Campbell River: Mission to reduce broadband costs spurs innovation

Over head view of Campbell River, which just built its own community broadband network.

Featured Community Broadband Leaders

The “Salmon Capital of the World” has a new claim to fame: Its very own municipal broadband network.

In November, Campbell River became the first municipality on Vancouver Island to operate its own Internet network. The city partnered with AEBC Internet Corporation to create the Campbell River (CR) Advantage program to make fiber optic Internet services available to city residents and businesses.

The city took on the project not because of a lack of connectivity, but rather to lower bills for consumers, said Warren Kalyn, Campbell River’s information technology manager.

“We did approached the telcos and had a discussion with them about how we could mitigate the high broadband costs as much as possible,” said Kalyn.

“We got very little response back from them other than their business model is the same for any rural or urban center. The catch here is basically that they incorporate the cost of capital and construction into there monthly billing which can be quite high. This meant that small communities like ours would be hit hard with these initial high costs.” 

City council gave staff the directive to start looking for options that would alleviate the cost issue and municipal broadband networks kept coming back as best option.  

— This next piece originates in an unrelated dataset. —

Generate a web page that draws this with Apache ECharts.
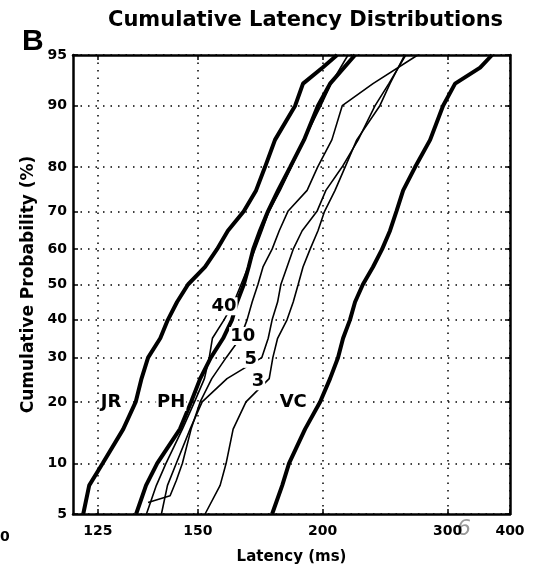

“Our system is an open access broadband network,” said Kalyn.

"It allows the city to install fiber infrastructure through various business in our downtown core. Then we lease access to wholesale service providers to come in and sell those services to the connected buildings and clients.” 

The revenue that comes back from the lease access helps to drastically reduce rates for broadband access as well as other multiple Internet service provider (ISP) services. By taking on this project Campbell River has eliminated the capital cost that is usually associated with monthly billing that ISPs use and the savings are passed on to consumers and downtown businesses.  

“We are putting into our new building bylaw that all municipal communications conduit must be placed into all new building communications rooms going forward beside the other telcos such as Shaw and Telus.”

Phase 1 has been completed with fiber into the electrical rooms of seven buildings, Phase 2 will see a further 13 buildings possibly more by 2019.

The upstream provision is being addressed next were a large subsea cable will be brought into the east island area from the Vancouver exchange which would be “a game changer for this community and wholesale providers. This was just approved with the connect to innovate initiative. Campbell River will be one of the primary landing spots for that to tie into our data center. Getting a straight connection to the exchange is going to be amazing.”

Kalyn stressed the goal has been to get the cost of broadband down.

“We came in line with the same approach as the CRTC has taken with making sure that costs are reduced through competition and not regulation and we’re embracing that, said Kalyn.

“By allowing wholesale service providers to come on and access our data center has substantially reduced the cost of these services in Campbell River so it does work. “We’ve also seen the telcos become incredibly competitive now too. They have competed against us on a number of building access and there prices have dropped substantially in order to be competitive so it's basically a win win situation. If we lose a contract to a telco at least we’ve seen a substantial reduction in cost here.”